Michael Lahy, the husband and father


There are incidents that reveal Lahy as a jealous, possessive man who ruled his family with a form of terror. His daughter Mary Ann eloped with an 'uncle' (a term used braodly at the time to describe any senior male relative not a brother). Lahy was enraged, probably by the defiance of his wishes, so much so he left her one shilling in his will and forbade that her name be mentioned in the family. (This behaviour is very common among Irish Catholic men of my great-grandfather's generation and back.)

His wife, Mary Alice Thurston, was to be able to live in the ancestral home at "Uamby" so long as she remained a widow. If she remarried, she was to be evicted. This jealousy was not considered unusual in these days when a man's property rights were dominant over a woman's.

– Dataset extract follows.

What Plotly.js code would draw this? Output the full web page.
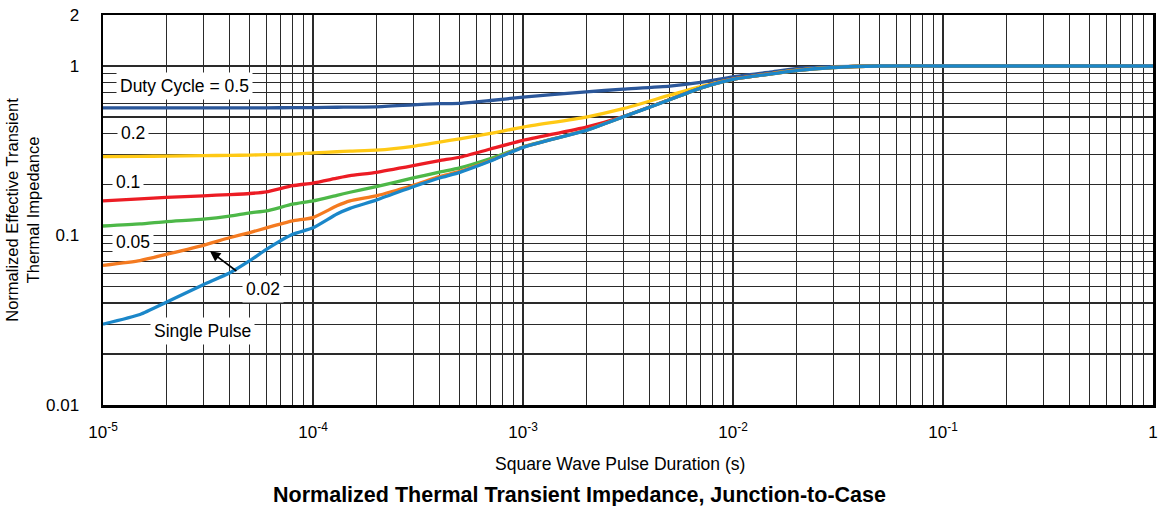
<!DOCTYPE html>
<html>
<head>
<meta charset="utf-8">
<script src="https://cdn.plot.ly/plotly-3.0.1.min.js"></script>
<style>html,body{margin:0;padding:0;background:#fff;}#chart{width:1159px;height:506px;}</style>
</head>
<body>
<div id="chart"></div>
<script>
// Pulse duration (s)
var pulseDuration = [1e-5, 1.5e-5, 2e-5, 3e-5, 4e-5, 5e-5, 6e-5, 8e-5, 1e-4, 1.3e-4, 1.5e-4, 2e-4, 3e-4, 4e-4, 5e-4, 7e-4, 1e-3, 2e-3, 3e-3, 5e-3, 7e-3, 1e-2, 1.5e-2, 2e-2, 3e-2, 5e-2, 0.1, 1];

// Normalized effective transient thermal impedance per duty cycle
var duty05 = [0.566, 0.566, 0.566, 0.566, 0.566, 0.567, 0.567, 0.568, 0.569, 0.571, 0.572, 0.574, 0.590, 0.600, 0.602, 0.626, 0.655, 0.704, 0.730, 0.761, 0.800, 0.864, 0.921, 0.966, 0.990, 1.0, 1.0, 1.0];
var duty02 = [0.292, 0.293, 0.294, 0.296, 0.297, 0.298, 0.300, 0.302, 0.307, 0.312, 0.315, 0.319, 0.336, 0.3555, 0.372, 0.400, 0.4365, 0.500, 0.560, 0.673, 0.7555, 0.838, 0.900, 0.944, 0.982, 1.0, 1.0, 1.0];
var duty01 = [0.160, 0.1646, 0.1677, 0.1715, 0.1744, 0.177, 0.181, 0.1967, 0.204, 0.218, 0.2255, 0.236, 0.2585, 0.2767, 0.2896, 0.324, 0.364, 0.436, 0.503, 0.635, 0.742, 0.836, 0.898, 0.942, 0.981, 1.0, 1.0, 1.0];
var duty005 = [0.1138, 0.117, 0.1208, 0.1248, 0.130, 0.136, 0.1397, 0.153, 0.160, 0.1727, 0.180, 0.194, 0.2185, 0.2366, 0.2505, 0.2845, 0.333, 0.418, 0.502, 0.634, 0.741, 0.835, 0.897, 0.941, 0.980, 1.0, 1.0, 1.0];
var duty002 = [0.0666, 0.0711, 0.0774, 0.0875, 0.097, 0.104, 0.111, 0.122, 0.1276, 0.1496, 0.160, 0.1715, 0.198, 0.2225, 0.239, 0.277, 0.332, 0.418, 0.502, 0.634, 0.741, 0.835, 0.897, 0.941, 0.980, 1.0, 1.0, 1.0];
var singlePulse = [0.030, 0.0342, 0.0404, 0.0513, 0.0601, 0.0711, 0.0828, 0.1016, 0.111, 0.134, 0.1446, 0.1618, 0.194, 0.2185, 0.236, 0.275, 0.331, 0.417, 0.501, 0.633, 0.740, 0.834, 0.896, 0.940, 0.980, 1.0, 1.0, 1.0];

var seriesNames = ['Duty Cycle = 0.5', '0.2', '0.1', '0.05', '0.02', 'Single Pulse'];
var seriesColors = ['#2b579a', '#ffc915', '#ec1c24', '#4db848', '#f47a20', '#1b87c9'];
var seriesValues = [duty05, duty02, duty01, duty005, duty002, singlePulse];

// Tick labels
var xMajorTicks = [1e-5, 1e-4, 1e-3, 1e-2, 1e-1, 1];
var xMajorText = ['10<sup>-5</sup>', '10<sup>-4</sup>', '10<sup>-3</sup>', '10<sup>-2</sup>', '10<sup>-1</sup>', '1'];
var yMajorTicks = [0.01, 0.1, 1, 2];
var yMajorText = ['0.01', '0.1', '1', '2'];

// Full grid: 1..9 per decade
var xTickVals = [], xTickText = [];
for (var d = -5; d <= -1; d++) {
  for (var m = 1; m <= 9; m++) {
    xTickVals.push(m * Math.pow(10, d));
    xTickText.push(m === 1 ? xMajorText[d + 5] : '');
  }
}
xTickVals.push(1); xTickText.push(xMajorText[5]);

var yTickVals = [], yTickText = [];
for (var e = -2; e <= -1; e++) {
  for (var k = 1; k <= 9; k++) {
    yTickVals.push(k * Math.pow(10, e));
    yTickText.push(k === 1 ? yMajorText[e + 2] : '');
  }
}
yTickVals.push(1); yTickText.push(yMajorText[2]);
yTickVals.push(2); yTickText.push(yMajorText[3]);

var traces = seriesValues.map(function (vals, i) {
  return {
    x: pulseDuration,
    y: vals,
    type: 'scatter',
    mode: 'lines',
    name: seriesNames[i],
    line: {color: seriesColors[i], width: 3.3, shape: 'spline', smoothing: 0.5},
    hoverinfo: 'x+y+name'
  };
});

var fontFam = '"Liberation Sans", Arial, Helvetica, sans-serif';
var labelFont = {family: fontFam, size: 17.5, color: '#000'};

var layout = {
  width: 1159,
  height: 506,
  margin: {l: 103, r: 6, t: 15, b: 101},
  paper_bgcolor: '#fff',
  plot_bgcolor: '#fff',
  showlegend: false,
  font: {family: fontFam, size: 17, color: '#000'},
  title: {
    text: '<b>Normalized Thermal Transient Impedance, Junction-to-Case</b>',
    font: {family: fontFam, size: 21.5, color: '#000'},
    xref: 'container', x: 0.5, xanchor: 'center',
    yref: 'container', y: 1 - 494 / 506, yanchor: 'middle'
  },
  xaxis: {
    type: 'log',
    range: [-5, 0],
    tickmode: 'array',
    tickvals: xTickVals,
    ticktext: xTickText,
    ticks: '',
    ticklabelstandoff: 10,
    tickfont: {family: fontFam, size: 17, color: '#000'},
    showgrid: true,
    gridcolor: '#2a2a2a',
    gridwidth: 1.1,
    showline: true,
    linecolor: '#000',
    linewidth: 2.5,
    mirror: true,
    zeroline: false
  },
  yaxis: {
    type: 'log',
    range: [-2, Math.log10(2)],
    tickmode: 'array',
    tickvals: yTickVals,
    ticktext: yTickText,
    ticks: '',
    ticklabelstandoff: 18,
    tickfont: {family: fontFam, size: 17, color: '#000'},
    showgrid: true,
    gridcolor: '#2a2a2a',
    gridwidth: 1.1,
    showline: true,
    linecolor: '#000',
    linewidth: 2.5,
    mirror: true,
    zeroline: false,
    title: {text: 'Normalized Effective Transient<br>Thermal Impedance', font: {family: fontFam, size: 16.5, color: '#000'}, standoff: 2}
  },
  annotations: [
    {xref: 'paper', yref: 'paper', x: (619.5 - 103) / 1050, y: -(464 - 405) / 390, text: 'Square Wave Pulse Duration (s)', showarrow: false, font: labelFont, xanchor: 'center', yanchor: 'middle'},
    {x: Math.log10(2.45e-5), y: Math.log10(0.761), text: 'Duty Cycle = 0.5', showarrow: false, bgcolor: '#fff', font: labelFont, borderpad: 3},
    {x: Math.log10(1.39e-5), y: Math.log10(0.400), text: '0.2', showarrow: false, bgcolor: '#fff', font: labelFont, borderpad: 3},
    {x: Math.log10(1.315e-5), y: Math.log10(0.2077), text: '0.1', showarrow: false, bgcolor: '#fff', font: labelFont, borderpad: 3},
    {x: Math.log10(1.39e-5), y: Math.log10(0.0915), text: '0.05', showarrow: false, bgcolor: '#fff', font: labelFont, borderpad: 3},
    {x: Math.log10(5.76e-5), y: Math.log10(0.0481), text: '0.02', showarrow: false, bgcolor: '#fff', font: labelFont, borderpad: 3},
    {x: Math.log10(3.23e-5), y: Math.log10(0.0809), text: '', showarrow: true, ax: 28, ay: 21, arrowhead: 2, arrowsize: 1.3, arrowwidth: 1.6, arrowcolor: '#000', standoff: 0},
    {x: Math.log10(2.99e-5), y: Math.log10(0.0275), text: 'Single Pulse', showarrow: false, bgcolor: '#fff', font: labelFont, borderpad: 3}
  ]
};

Plotly.newPlot('chart', traces, layout, {displayModeBar: false, staticPlot: true});
</script>
</body>
</html>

When his youngest daughter Alice died from being bitten by a brown snake, Lahy buried her in the plot he was to occupy, with his wife beside him. Such intermingling of remains might be seen as a loving act if we knew it was Lahy's expressed wish. As he was conscious for the 48 hours he took to die of 'apoplexy', he could have given these instructions.

(NB. Some of the facts included need verification, ie. 48 hours, 'apoplexy'. I am writing from memory as I have my files elsewhere. But Edward Perroy wrote the definitive book on the Hundred Years' War with no access to his notes because he was on the run from the Nazis in the French Resistance.)



PICTURED: From the famous Holterman Collection, this photograph reveals the severity of life in the 19th century. Women wore layers of hot clothing, even in sweltering summers. They were also oppressed by their menfolk. This was before women were given the vote. They were discriminated against in every way, especially in their legal rights. However a glance through the newspapers of the day reveal that wives were handy with rolling pins when husbands took to drinking or other disorderly behaviour.